:: Your goal ::
Exclude the pictures, then repeat the remaining data exactly.
────────
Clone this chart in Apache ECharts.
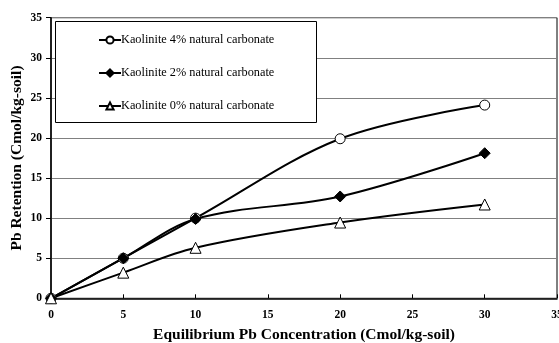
<!DOCTYPE html>
<html>
<head>
<meta charset="utf-8">
<script src="https://cdn.jsdelivr.net/npm/echarts@6/dist/echarts.min.js"></script>
<style>html,body{margin:0;padding:0;background:#fff}#chart{width:559px;height:343px}</style>
</head>
<body>
<div id="chart"></div>
<script>
// Pb retention isotherms for kaolinite with different natural carbonate contents
var concentration = [0, 5, 10, 20, 30];
var kaolinite4 = [0, 5.0, 10.0, 19.9, 24.1];
var kaolinite2 = [0, 5.0, 9.9, 12.7, 18.1];
var kaolinite0 = [0, 3.2, 6.3, 9.45, 11.7];
var seriesNames = [
  'Kaolinite 4% natural carbonate',
  'Kaolinite 2% natural carbonate',
  'Kaolinite 0% natural carbonate'
];
var xTitle = 'Equilibrium Pb Concentration (Cmol/kg-soil)';
var yTitle = 'Pb Retention (Cmol/kg-soil)';

function pairs(vals) {
  return concentration.map(function (x, i) { return [x, vals[i]]; });
}

var serif = '"Liberation Serif", "Times New Roman", serif';
var chart = echarts.init(document.getElementById('chart'), null, { renderer: 'canvas' });

function lineSeries(name, vals, symbol, size, fill) {
  return {
    name: name,
    type: 'line',
    data: pairs(vals),
    smooth: 0.35,
    symbol: symbol,
    symbolSize: size,
    showAllSymbol: true,
    lineStyle: { color: '#000', width: 2 },
    itemStyle: { color: fill, borderColor: '#000', borderWidth: 1 },
    emphasis: { disabled: true },
    z: 3
  };
}

chart.setOption({
  animation: false,
  backgroundColor: '#fff',
  grid: {
    left: 51, right: 2, top: 17.7, bottom: 44.7,
    outerBoundsMode: 'none', containLabel: false,
    show: true, borderColor: '#000', borderWidth: 1
  },
  graphic: [{
    type: 'rect',
    shape: { x: 55.5, y: 21.5, width: 261, height: 101 },
    style: { fill: '#fff', stroke: '#000', lineWidth: 1 },
    z: 10
  }],
  legend: {
    orient: 'vertical',
    left: 93,
    top: 29,
    itemWidth: 22,
    itemHeight: 9,
    itemGap: 21,
    z: 20,
    textStyle: { fontFamily: serif, fontSize: 12.3, color: '#000', padding: [0, 0, 0, -5] },
    data: seriesNames
  },
  xAxis: {
    type: 'value',
    min: 0, max: 35, interval: 5,
    name: xTitle,
    nameLocation: 'middle',
    nameMoveOverlap: false,
    nameGap: 29,
    nameTextStyle: { fontFamily: serif, fontSize: 15.5, fontWeight: 'bold', color: '#000' },
    axisLine: { show: true, lineStyle: { color: '#000', width: 1.5 } },
    axisTick: { show: true, inside: true, length: 4, lineStyle: { color: '#000' } },
    axisLabel: { fontFamily: serif, fontSize: 11.5, fontWeight: 'bold', color: '#000', margin: 11 },
    splitLine: { show: false }
  },
  yAxis: {
    type: 'value',
    min: 0, max: 35, interval: 5,
    name: yTitle,
    nameLocation: 'middle',
    nameMoveOverlap: false,
    nameGap: 26,
    nameTextStyle: { fontFamily: serif, fontSize: 15.5, fontWeight: 'bold', color: '#000' },
    axisLine: { show: true, lineStyle: { color: '#000', width: 1.5 } },
    axisTick: { show: true, length: 5, lineStyle: { color: '#000' } },
    axisLabel: { fontFamily: serif, fontSize: 11.5, fontWeight: 'bold', color: '#000', margin: 9 },
    splitLine: { show: true, lineStyle: { color: '#808080', width: 1 } }
  },
  series: [
    lineSeries(seriesNames[0], kaolinite4, 'circle', 10, '#fff'),
    lineSeries(seriesNames[1], kaolinite2, 'diamond', 11, '#000'),
    lineSeries(seriesNames[2], kaolinite0, 'triangle', 11, '#fff')
  ]
});
</script>
</body>
</html>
────────
:: Complete answer ::
Clone this chart in Apache ECharts.
<!DOCTYPE html>
<html>
<head>
<meta charset="utf-8">
<script src="https://cdn.jsdelivr.net/npm/echarts@6/dist/echarts.min.js"></script>
<style>html,body{margin:0;padding:0;background:#fff}#chart{width:559px;height:343px}</style>
</head>
<body>
<div id="chart"></div>
<script>
// Pb retention isotherms for kaolinite with different natural carbonate contents
var concentration = [0, 5, 10, 20, 30];
var kaolinite4 = [0, 5.0, 10.0, 19.9, 24.1];
var kaolinite2 = [0, 5.0, 9.9, 12.7, 18.1];
var kaolinite0 = [0, 3.2, 6.3, 9.45, 11.7];
var seriesNames = [
  'Kaolinite 4% natural carbonate',
  'Kaolinite 2% natural carbonate',
  'Kaolinite 0% natural carbonate'
];
var xTitle = 'Equilibrium Pb Concentration (Cmol/kg-soil)';
var yTitle = 'Pb Retention (Cmol/kg-soil)';

function pairs(vals) {
  return concentration.map(function (x, i) { return [x, vals[i]]; });
}

var serif = '"Liberation Serif", "Times New Roman", serif';
var chart = echarts.init(document.getElementById('chart'), null, { renderer: 'canvas' });

function lineSeries(name, vals, symbol, size, fill) {
  return {
    name: name,
    type: 'line',
    data: pairs(vals),
    smooth: 0.35,
    symbol: symbol,
    symbolSize: size,
    showAllSymbol: true,
    lineStyle: { color: '#000', width: 2 },
    itemStyle: { color: fill, borderColor: '#000', borderWidth: 1 },
    emphasis: { disabled: true },
    z: 3
  };
}

chart.setOption({
  animation: false,
  backgroundColor: '#fff',
  grid: {
    left: 51, right: 2, top: 17.7, bottom: 44.7,
    outerBoundsMode: 'none', containLabel: false,
    show: true, borderColor: '#000', borderWidth: 1
  },
  graphic: [{
    type: 'rect',
    shape: { x: 55.5, y: 21.5, width: 261, height: 101 },
    style: { fill: '#fff', stroke: '#000', lineWidth: 1 },
    z: 10
  }],
  legend: {
    orient: 'vertical',
    left: 93,
    top: 29,
    itemWidth: 22,
    itemHeight: 9,
    itemGap: 21,
    z: 20,
    textStyle: { fontFamily: serif, fontSize: 12.3, color: '#000', padding: [0, 0, 0, -5] },
    data: seriesNames
  },
  xAxis: {
    type: 'value',
    min: 0, max: 35, interval: 5,
    name: xTitle,
    nameLocation: 'middle',
    nameMoveOverlap: false,
    nameGap: 29,
    nameTextStyle: { fontFamily: serif, fontSize: 15.5, fontWeight: 'bold', color: '#000' },
    axisLine: { show: true, lineStyle: { color: '#000', width: 1.5 } },
    axisTick: { show: true, inside: true, length: 4, lineStyle: { color: '#000' } },
    axisLabel: { fontFamily: serif, fontSize: 11.5, fontWeight: 'bold', color: '#000', margin: 11 },
    splitLine: { show: false }
  },
  yAxis: {
    type: 'value',
    min: 0, max: 35, interval: 5,
    name: yTitle,
    nameLocation: 'middle',
    nameMoveOverlap: false,
    nameGap: 26,
    nameTextStyle: { fontFamily: serif, fontSize: 15.5, fontWeight: 'bold', color: '#000' },
    axisLine: { show: true, lineStyle: { color: '#000', width: 1.5 } },
    axisTick: { show: true, length: 5, lineStyle: { color: '#000' } },
    axisLabel: { fontFamily: serif, fontSize: 11.5, fontWeight: 'bold', color: '#000', margin: 9 },
    splitLine: { show: true, lineStyle: { color: '#808080', width: 1 } }
  },
  series: [
    lineSeries(seriesNames[0], kaolinite4, 'circle', 10, '#fff'),
    lineSeries(seriesNames[1], kaolinite2, 'diamond', 11, '#000'),
    lineSeries(seriesNames[2], kaolinite0, 'triangle', 11, '#fff')
  ]
});
</script>
</body>
</html>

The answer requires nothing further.